There is Minimum and Maximum angles you can control but as you can see from the last picture (right), you can move the Kinect Sensor manually and the Angle will change automatically.
Create object from the Kinect Nui after the initialization.
private Camera _cam;
_cam = _kinectNui.NuiCamera;
txtCameraName.Text = _cam.UniqueDeviceName;
Here is the Camera definition:
namespace Microsoft.Research.Kinect.Nui
{
public class Camera
{
public static readonly int ElevationMaximum;
public static readonly int ElevationMinimum;
public int ElevationAngle { get; set; }
public string UniqueDeviceName { get; }
public void GetColorPixelCoordinatesFromDepthPixel
(ImageResolution colorResolution, ImageViewArea viewArea,
int depthX, int depthY, short depthValue, out int colorX,
out int colorY);
}
}
Step 5: Up and Down
Now when you do that, you can control the camera angle as follows:
To increase the Camera Angle, all you need to do is to increase camera ElevationAngle, there are Min and Max angles for the camera that you can control so don't be afraid to push it too much.
private void BtnCameraUpClick(object sender, RoutedEventArgs e)
{
try
{
_cam.ElevationAngle = _cam.ElevationAngle + 5;
}
catch (InvalidOperationException ex)
{
MessageBox.Show(ex.Message);
}
catch (ArgumentOutOfRangeException outOfRangeException)
{
//Elevation angle must be between Elevation Minimum/Maximum"
MessageBox.Show(outOfRangeException.Message);
}
}
And down:
private void BtnCameraDownClick(object sender, RoutedEventArgs e)
{
try
{
_cam.ElevationAngle = _cam.ElevationAngle - 5;
}
catch (InvalidOperationException ex)
{
MessageBox.Show(ex.Message);
}
catch (ArgumentOutOfRangeException outOfRangeException)
{
//Elevation angle must be between Elevation Minimum/Maximum"
MessageBox.Show(outOfRangeException.Message);
}
}
Background: Become The Incredible Hulk using Skeleton Tracking
One of the big strengths of Kinect for Windows SDK is its ability to discover the skeleton of joints of a human standing in front of the sensor, very fast recognition system and requires no training to use.
The NUI Skeleton API provides information about the location of up to two players standing in front of the Kinect sensor array, with detailed position and orientation information.
The data is provided to application code as a set of points, called skeleton positions, that compose a skeleton, as shown in the picture below. This skeleton represents a user's current position and pose.
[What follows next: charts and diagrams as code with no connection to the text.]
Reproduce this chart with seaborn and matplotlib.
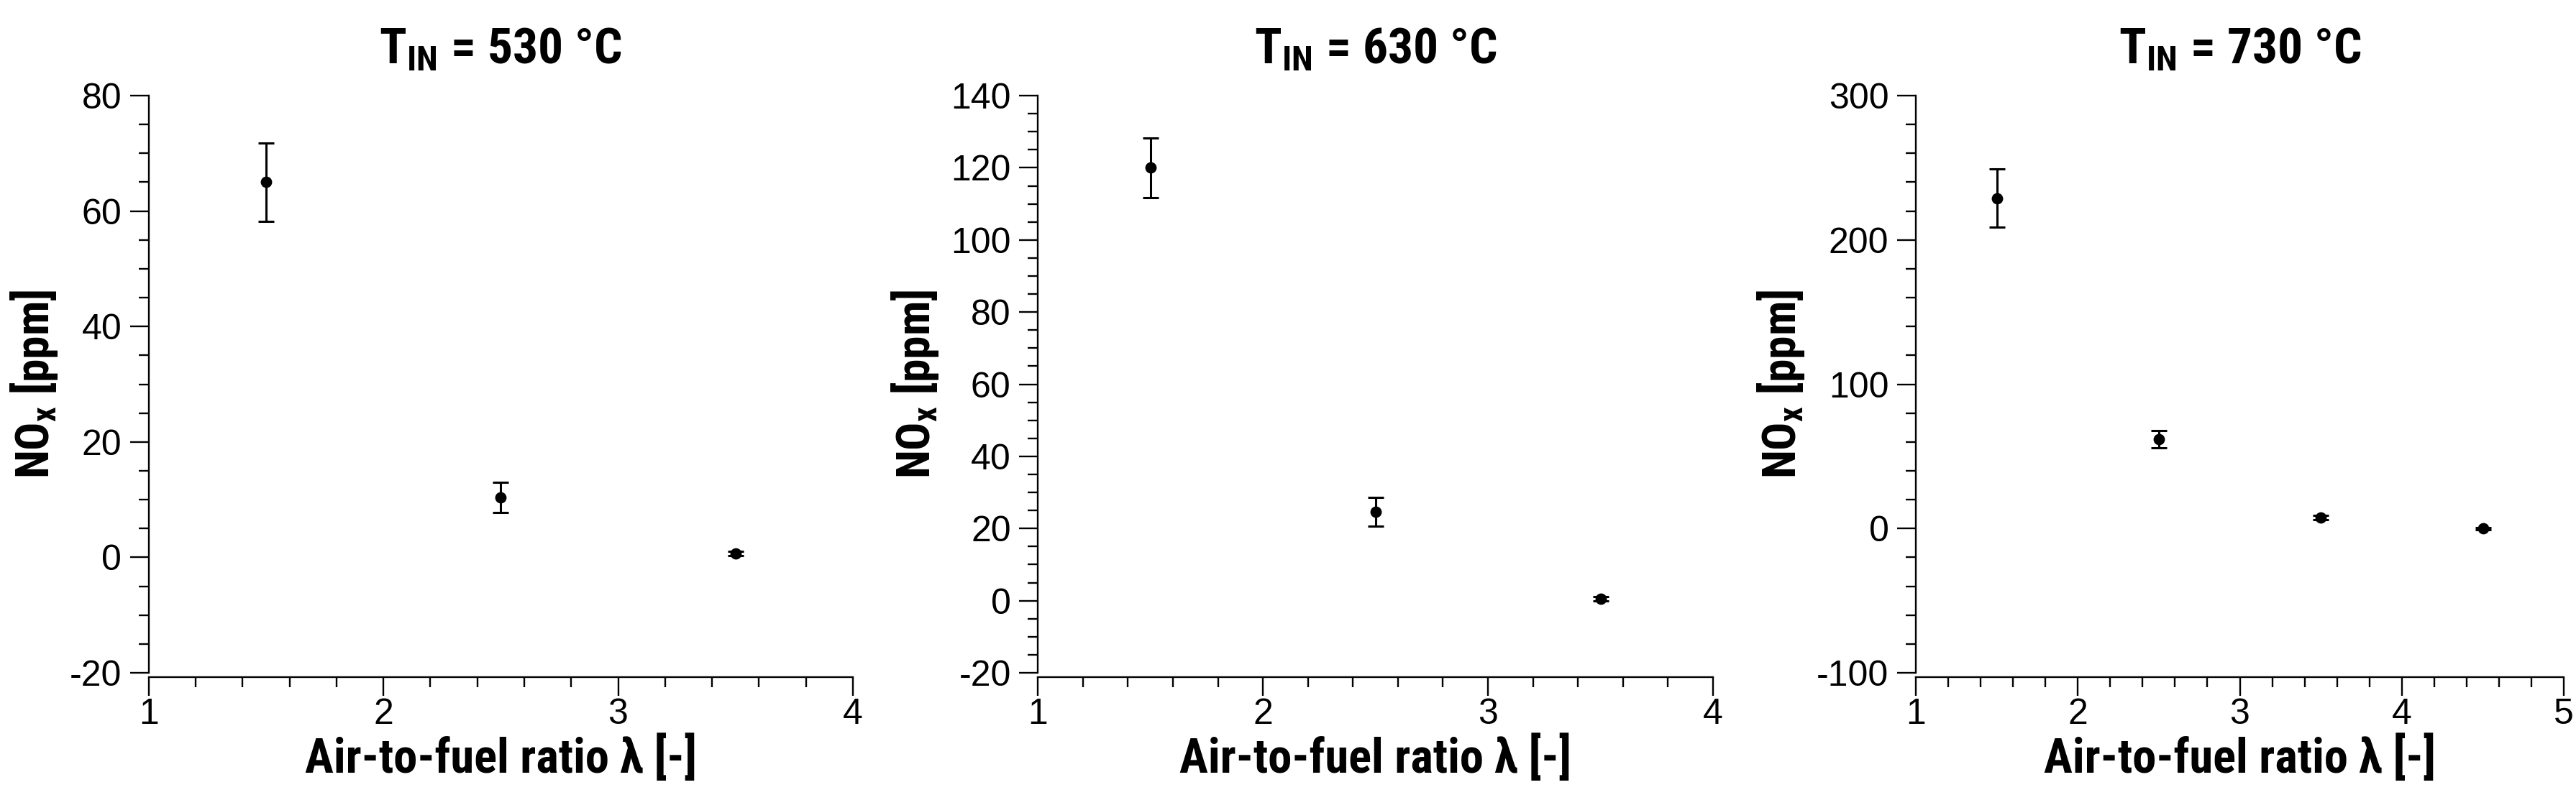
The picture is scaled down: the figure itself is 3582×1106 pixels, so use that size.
import numpy as np
import pandas as pd
import matplotlib
matplotlib.use("Agg")
import matplotlib.pyplot as plt
from matplotlib.ticker import MultipleLocator
import seaborn as sns

# data (lambda, NOx ppm, error half-width)
temps = [530, 630, 730]

lam_530 = [1.5, 2.5, 3.5]
nox_530 = [65.0, 10.4, 0.7]
err_530 = [6.8, 2.6, 0.4]

lam_630 = [1.5, 2.5, 3.5]
nox_630 = [120.0, 24.7, 0.5]
err_630 = [8.3, 4.0, 0.6]

lam_730 = [1.5, 2.5, 3.5, 4.5]
nox_730 = [229.0, 62.0, 7.4, 0.0]
err_730 = [20.0, 6.0, 1.5, 0.8]

xlims = [(1, 4), (1, 4), (1, 5)]
ylims = [(-20, 80), (-20, 140), (-100, 300)]
ymajor = [20, 20, 100]
yminor = [5, 5, 20]

sns.set_theme(style="ticks")
plt.rcParams["font.family"] = ["Liberation Sans", "DejaVu Sans"]
plt.rcParams["axes.unicode_minus"] = False
plt.rcParams["text.color"] = "black"
plt.rcParams["axes.labelcolor"] = "black"
plt.rcParams["mathtext.fontset"] = "custom"
plt.rcParams["mathtext.rm"] = "Roboto Condensed"
plt.rcParams["mathtext.bf"] = "Roboto Condensed:bold"
plt.rcParams["axes.linewidth"] = 1.7

bold = dict(family=["Roboto Condensed", "Archivo Narrow", "Liberation Sans", "DejaVu Sans"],
            weight="bold", color="black")

fig = plt.figure(figsize=(35.82, 11.06), dpi=100)
boxes = [
    [0.0577, 0.1537, 0.2734, 0.726],
    [0.4029, 0.1537, 0.2621, 0.726],
    [0.7437, 0.1537, 0.2516, 0.726],
]

datasets = [
    (lam_530, nox_530, err_530),
    (lam_630, nox_630, err_630),
    (lam_730, nox_730, err_730),
]

for i, (lam, nox, err) in enumerate(datasets):
    ax = fig.add_axes(boxes[i])
    df = pd.DataFrame({"lam": lam, "nox": nox, "err": err})
    ax.errorbar(df["lam"], df["nox"], yerr=df["err"], fmt="none",
                ecolor="black", elinewidth=2.2, capsize=8, capthick=2.2, zorder=2)
    sns.scatterplot(data=df, x="lam", y="nox", ax=ax, color="black",
                    s=130, edgecolor="black", linewidth=0, zorder=3, legend=False)

    ax.set_xlim(*xlims[i])
    ax.set_ylim(*ylims[i])
    ax.xaxis.set_major_locator(MultipleLocator(1))
    ax.xaxis.set_minor_locator(MultipleLocator(0.2))
    ax.yaxis.set_major_locator(MultipleLocator(ymajor[i]))
    ax.yaxis.set_minor_locator(MultipleLocator(yminor[i]))

    sns.despine(ax=ax)
    ax.spines["bottom"].set_position(("outward", 4))
    for sp in ax.spines.values():
        sp.set_color("black")

    ax.tick_params(which="major", direction="out", length=19, width=1.7,
                   labelsize=36, color="black", labelcolor="black")
    ax.tick_params(which="minor", direction="out", length=10, width=1.7,
                   color="black")
    ax.tick_params(axis="y", which="major", pad=8)
    ax.tick_params(axis="x", which="major", pad=2)

    ax.set_xlabel("Air-to-fuel ratio λ [-]", fontsize=48, labelpad=4, **bold)
    ax.set_ylabel(r"$\mathbf{NO_x}$ [ppm]", fontsize=47, labelpad=10, **bold)
    ax.set_title(r"$\mathbf{T_{IN}}$ = %d °C" % temps[i], fontsize=50, pad=32, **bold)

fig.savefig("out.png", dpi=100)
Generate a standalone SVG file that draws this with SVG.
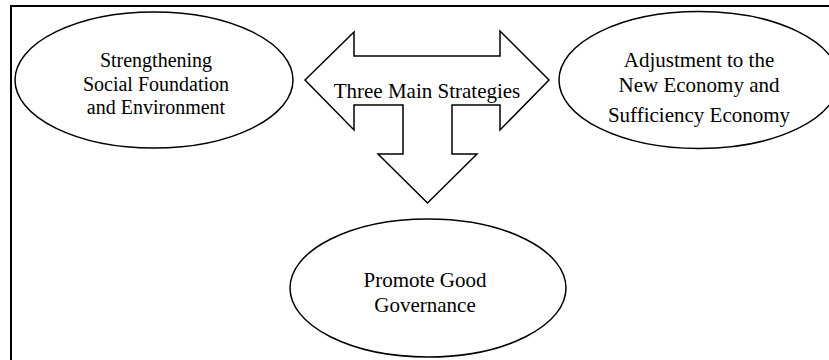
<svg xmlns="http://www.w3.org/2000/svg" width="829" height="360" viewBox="0 0 829 360">
  <style>
    .shape { fill: #ffffff; stroke: #000000; stroke-width: 1.5; }
    .frame { fill: none; stroke: #000000; stroke-width: 2; }
    .label { font-family: "Liberation Serif", "Times New Roman", serif; font-size: 20px; fill: #000000; text-anchor: middle; }
    .big { font-size: 21px; }
  </style>
  <rect width="829" height="360" fill="#ffffff"/>
  <!-- outer frame, running past the right and bottom edges -->
  <path class="frame" d="M 11 370 L 11 6 L 840 6"/>

  <g id="connectors">
    <!-- three-way block arrow: left, right and down -->
    <path class="shape" d="M 305 80 L 354 32 L 354 56 L 500 56 L 500 31 L 549 80 L 500 130 L 500 105 L 452 105 L 452 154 L 477 154 L 427.5 203 L 378 154 L 403 154 L 403 105 L 354 105 L 354 130 Z"/>
  </g>

  <g id="center-label">
    <text class="label big" x="427" y="98">Three Main Strategies</text>
  </g>

  <g id="node-social">
    <ellipse class="shape" cx="154" cy="80" rx="139" ry="68"/>
    <text class="label" x="156" y="67">Strengthening</text>
    <text class="label" x="156" y="91">Social Foundation</text>
    <text class="label" x="156" y="114">and Environment</text>
  </g>

  <g id="node-economy">
    <ellipse class="shape" cx="699" cy="80" rx="140" ry="68.5"/>
    <text class="label big" x="699" y="67">Adjustment to the</text>
    <text class="label big" x="699" y="92">New Economy and</text>
    <text class="label big" x="699" y="122">Sufficiency Economy</text>
  </g>

  <g id="node-governance">
    <ellipse class="shape" cx="428" cy="288" rx="138" ry="69"/>
    <text class="label big" x="425" y="287">Promote Good</text>
    <text class="label big" x="425" y="312">Governance</text>
  </g>
</svg>
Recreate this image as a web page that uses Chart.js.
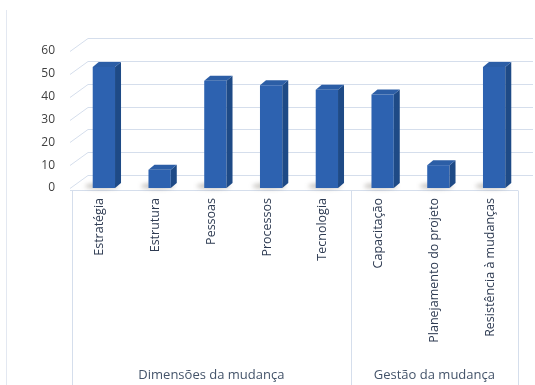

Applications that use skeleton data must indicate this at NUI initialization and must enable skeleton tracking.
The Vitruvian Man has 20 points that are called Joints in Kinect SDK.
Step 6: Register To SkeletonFrameReady
Make sure you Initialize with UseSkeletalTracking, otherwise the Skeleton Tracking will not work.
_kinectNui.Initialize(RuntimeOptions.UseColor |
RuntimeOptions.UseSkeletalTracking | RuntimeOptions.UseColor);
_kinectNui.SkeletonFrameReady +=
new EventHandler(SkeletonFrameReady);
The Kinect NUI cannot track more than 2 Skeletons,
if (SkeletonTrackingState.Tracked != data.TrackingState) continue;
means the Skeleton is tracked, untracked Skeletons only gives their position without the Joints, also Skeleton will be rendered if full body fits in frame.
Debugging isn't a simple task when developing for Kinect - Get Up Each time you want to test it.
Skeleton Joints marked by TrackingID enum that defined its reference position:
namespace Microsoft.Research.Kinect.Nui
{
public enum JointID
{
HipCenter,
Spine,
ShoulderCenter,
Head,
ShoulderLeft,
ElbowLeft,
WristLeft,
HandLeft,
ShoulderRight,
ElbowRight,
WristRight,
HandRight,
HipLeft,
KneeLeft,
AnkleLeft,
FootLeft,
HipRight,
KneeRight,
AnkleRight,
FootRight,
Count,
}
}
Step 7: Get Joint Position
The Joint position is defined in Camera Space, and we need to translate to our Size and Position.
Depth Image Space
Image frames of the depth map are 640x480, 320240, or 80x60 pixels in size, with each pixel representing the distance, in millimeters, to the nearest object at that particular x and y coordinate. A pixel value of 0 indicates that the sensor did not find any objects within its range at that location. The x and y coordinates of the image frame do not represent physical units in the room, but rather pixels on the depth imaging sensor. The interpretation of the x and y coordinates depends on specifics of the optics and imaging sensor. For discussion purposes, this projected space is referred to as the depth image space.
Skeleton Space
Player skeleton positions are expressed in x, y, and z coordinates. Unlike the coordinate of depth image space, these three coordinates are expressed in meters. The x, y, and z axes are the body axes of the depth sensor. This is a right-handed coordinate system that places the sensor array at the origin point with the positive z axis extending in the direction in which the sensor array points. The positive y axis extends upward, and the positive x axis extends to the left (with respect to the sensor array), as shown in Figure 5. For discussion purposes, this expression of coordinates is referred to as the skeleton space.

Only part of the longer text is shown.